CSCI 8970 – Colloquium Series – Fall 2010 – Twelve Event
The Exaflop/s: Why and How
Monday, November 29, 2010
Presenter: David Keyes, KAUST and Columbia University
Dr. Keyes lecture focused on Exaflops and the fourth paradigm, a movement towards meta-tags and improved classification of data. He began by showing what the increased accumulation of data has meant for the oil industry. They can now better solve an inverse problem or perform data assimilation, combine multiple complex models and quantify uncertainty. Through the GigaPOWERS Impact program, they went from a Mega-Cell to a Giga-Cell which helped find more oil patches. Oil companies are vast, with dozens of reservoirs “upstream” and many refineries and transportation systems “downstream”. Yet while the simulator is only a small piece of their puzzle and is already heavily taxing their computers. As a consequence, how should such computer resources be managed? Data is increasingly too complex for a self-contained, self-consistent theory. In addition, while simulations are useful, data mining is appearing to be more useful.
Through IESP road mapping they listed 19 candidates for exascale applications including magnetically confined fusion, molecular dynamics, climate, combustion, aerodynamics, among other areas. There needs to be improvement in various areas such as finding dominant resources, improving memory bandwidth, flop/s per byte of storage, I/O versus computation (the big bottle neck), communication versus computation and synchronization. When using core algorithms they obtained what they expected. After this review of his research, David explored the progress of high-end scientific computing.. Some exascale considerations include applications, architectures and algorithms
For the purposes of the presentation he focused on Algorithms. He argued that according to an algorithmicist, applications are given (as function of time), architectures are also a given (as function of time), yet algorithms and software must be adapted or created to bridge to hostile architectures for the sake of the complex applications (Important as Moore’s law moves from speed-based to concurrency-based, due to power considerations).
Tracking the third paradigm progress and looking at previous Gordon Bell Prize winners for “peak performance”, he showed how from 1998 to 2010, gflops grew from 1.0 during 1988 to 1020 during 1998. In a short amount of time there has been a trillion fold improvements and as such many recent reports ride the “bell curve” for simulation. Yet as such, how are problems like these solved at the petascale today? Currently science uses Newton (Nonlinear solver) -Krylov (accelerator) -Schur (preconditioner) -Schwarz (preconditioner) : a solver “workhorse”. Workhorse innards: Krylov-Schwarz. Yet, what will first “general purpose” exaflop/s machines look like? His lab is currently thinking about 2018. There are many paths beyond today’s CMOS silicon-based logic. Earliest and most significant post-CMOS device improvement may be carbon nanotube memory, but not in 10 years.
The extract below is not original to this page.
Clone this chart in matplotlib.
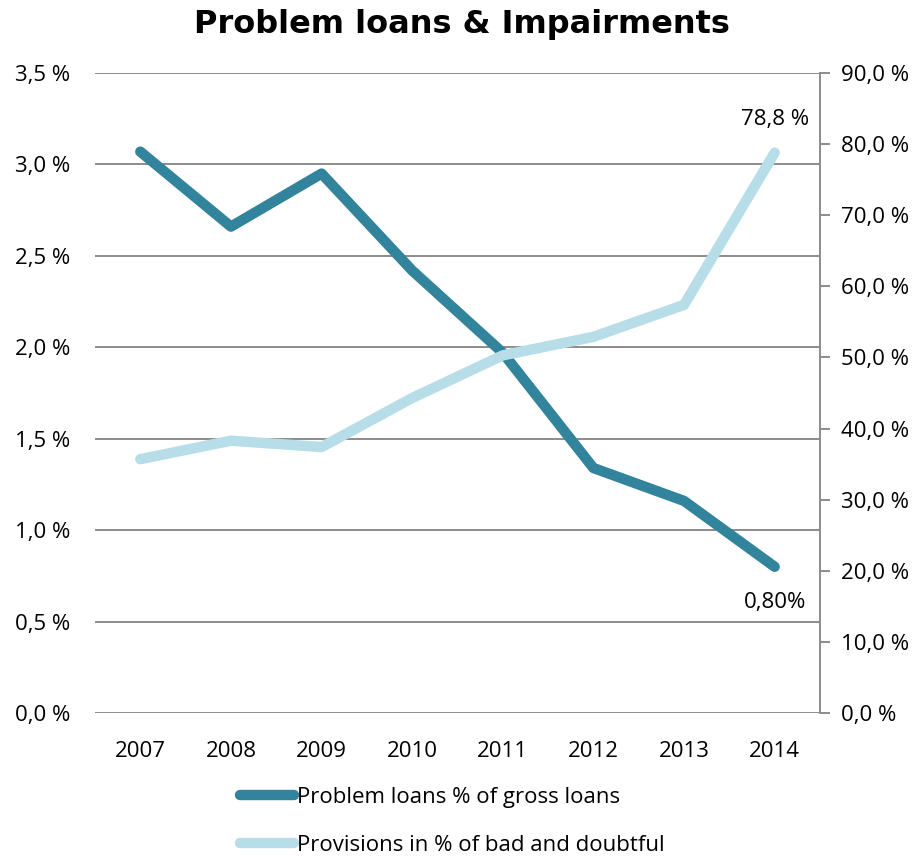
import matplotlib.pyplot as plt
from matplotlib.ticker import FuncFormatter, MultipleLocator

years = ["2007", "2008", "2009", "2010", "2011", "2012", "2013", "2014"]
problem_loans = [3.07, 2.66, 2.95, 2.42, 1.97, 1.34, 1.16, 0.80]
provisions = [35.7, 38.3, 37.4, 44.3, 50.3, 52.9, 57.4, 78.8]

DARK = "#31849b"
LIGHT = "#b7dde8"
GRID = "#8c8c8c"
FS = 16

plt.rcParams['font.family'] = ['Open Sans', 'DejaVu Sans']

fig = plt.figure(figsize=(9.17, 8.56), dpi=100)
ax = fig.add_axes([0.1036, 0.167, 0.7906, 0.7477])
ax2 = ax.twinx()

x = list(range(len(years)))

ax.plot(x, problem_loans, color=DARK, lw=7.5, solid_capstyle='round',
        solid_joinstyle='round', label="Problem loans % of gross loans", zorder=3)
ax2.plot(x, provisions, color=LIGHT, lw=7.5, solid_capstyle='round',
         solid_joinstyle='round', label="Provisions in % of bad and doubtful", zorder=3)

# left axis: percent of gross loans, with the horizontal grid
ax.set_xlim(-0.5, len(years) - 0.5)
ax.set_ylim(0, 3.5)
ax.yaxis.set_major_locator(MultipleLocator(0.5))
ax.yaxis.set_major_formatter(FuncFormatter(lambda v, p: f"{v:.1f} %".replace(".", ",")))
ax.grid(axis='y', color=GRID, lw=1.4)
ax.set_axisbelow(True)
ax.set_xticks(x)
ax.set_xticklabels(years)
ax.tick_params(axis='both', length=0, labelsize=FS)
ax.tick_params(axis='x', pad=20)
ax.tick_params(axis='y', pad=18)
for s in ax.spines.values():
    s.set_visible(False)

# right axis: provisions
ax2.set_ylim(0, 90)
ax2.yaxis.set_major_locator(MultipleLocator(10))
ax2.yaxis.set_major_formatter(FuncFormatter(lambda v, p: f"{v:.1f} %".replace(".", ",")))
ax2.tick_params(axis='y', length=7, width=1.4, color=GRID, labelsize=FS, pad=8)
for name, s in ax2.spines.items():
    s.set_visible(name == 'right')
ax2.spines['right'].set_color(GRID)
ax2.spines['right'].set_linewidth(1.4)

ax2.annotate(f"{provisions[-1]:.1f} %".replace(".", ","), (x[-1], provisions[-1]),
             xytext=(0, 16), textcoords='offset points', ha='center', va='bottom',
             fontsize=FS)
ax.annotate(f"{problem_loans[-1]:.2f}%".replace(".", ","), (x[-1], problem_loans[-1]),
            xytext=(0, -18), textcoords='offset points', ha='center', va='top',
            fontsize=FS)

fig.suptitle("Problem loans & Impairments", x=0.504, y=0.99, fontsize=23,
             fontweight='bold', family='DejaVu Sans')

h1, l1 = ax.get_legend_handles_labels()
h2, l2 = ax2.get_legend_handles_labels()
fig.legend(h1 + h2, l1 + l2, loc='upper left', bbox_to_anchor=(0.252, 0.091),
           ncol=1, frameon=False, fontsize=FS, handlelength=2.45,
           handletextpad=0.1, labelspacing=1.2, borderaxespad=0)

fig.savefig("out.png", dpi=100)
Dr. Keyes sees two paths from peta- to exa-. One is the IBM: BlueGene successor and the other one is the GigaHz KiloCore MegaNoe system. The need for improvement is necessary. Currently, one of these computers could use the power of a town of 14,000 at an OECD country. Yet there are various hard to solve hurdles. Hurdle #1 – memory bandwidth eats up the entire power budget. Hurdle #2 – memory capacity eats up the entire fiscal budget. Hurdle #3 – power requires slower clocks and greater concurrency. As such the need for a draconian reduction required in power per flop and per byte will make computing and copying data less reliable. Despite the negative aspects of this, it is a necessary engineering tradeoff. The present consensus path to exascale is thousand-fold many core, Processors are cheap
Evolution of parallel programming models” strong scaling within a node through the use of shared memory or distributed memory. There is a need for hybrid programming model for a full application: petascale bio-electro-magnetics. Current hybrid programming models not enough. There must be an evolution of parallel programming models: breaking the synchrony stronghold. While there is a history of asynchronous methods, they have not been prevalent since we know we can make different things additive without destroying the properties of the algorithms. However, hybrid programming models are once again a hot topic and they will be the topic of discussion at the next ICERM -2011 conference which will focus on asynchronous programming.
As we move from Peta to exa for algorithms. There are things we should to do for exascale will help us at petascale and terascale, this include, reducing memory requirements and memory traffic, exploiting hybrid and less synchronous parallel programming models, and co-design of hardware and software (for, e.g., power management) Some major challenges that stay the same in peta to exa such as poor scaling of collectives due to internode latency and poor performance of SpMV due to shared intranode bandwidth.
When discussing the path for scaling up applications, he argued that weak scale applications up to distributed memory limits while strong scale applications need to go beyond this. The workflow must be scaled and a co-design process should be staged. Currently, few high end computers come with required software enabling technologies. As such, having overviewed the current state of affairs, Dr. Keyes argued that the current situation is dire but is not much different than it was after sputnik was launched as Kennedy challenged the nation before in 1962 and US scientist had a deadline of seven years, they once again have this deadline. Will we be up to the challenge? I certainly hope so!